But there is still 4KB IO left if you limit max bio size is 512KB,
then how does this 4KB IO finally go in case of 1028KB IO?

Besides making the upper layer application aware of the queue
limit, I
would appreciate any other directions or suggestions you may have.

The problem is related with IO size from application.

If you send unaligned IO, you can't avoid the last IO with small
size, no
matter if block layer bio split is involved or not. Your patch just
lets
__bio_iov_iter_get_pages split the bio, and you still have 4KB left
finally when application submits 1028KB, right?
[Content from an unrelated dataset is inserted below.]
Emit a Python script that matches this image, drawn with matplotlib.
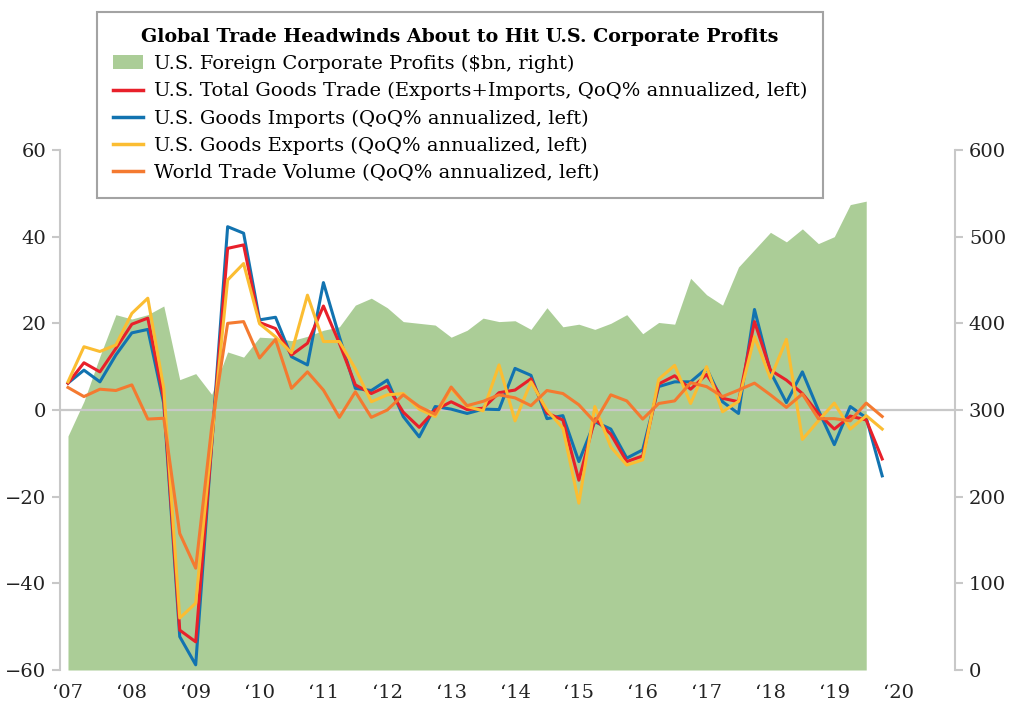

Then I don't understand why your patch improves sequential IO
performance.

Thanks,
Ming


The application performs I/O with a sufficitenly large I/O size,
causing it to constantly fill up and submit full bios. However, in the
iomap direct I/O scenario, pages are added to the bio one by one from
the user buffer. This typically triggers page faults, resulting in the
allocation of order 0 pages from the buddy system.

The remaining amount of each order in the buddy system varies over
time. If there are not enough pages available in a particular order,
pages are split from higher orders. When pages are obtained from the
higher order, the user buffer may contain some small consecutive
patterns.

In summary, the physical layout of the user buffer is unpredictable,
and when it contains some small consecutive patterns, the size of the
bio becomes randomly unaligned during filling.

This patch limits the bio to be filled up to the max_sectors. The
submission is an async operation, so once the bio is queued, it will
immediately return and continue filled and submit the next bio.


Same as Ming, I still don't quite understand why your patch improves
sequential IO performance, are you trying to indicate that the
reason the bio is filled to 1028k is because memory is highly
fragmented? And user is issue more than 1028k to kernel at a time?

Thanks,
Kuai

Best,
Ed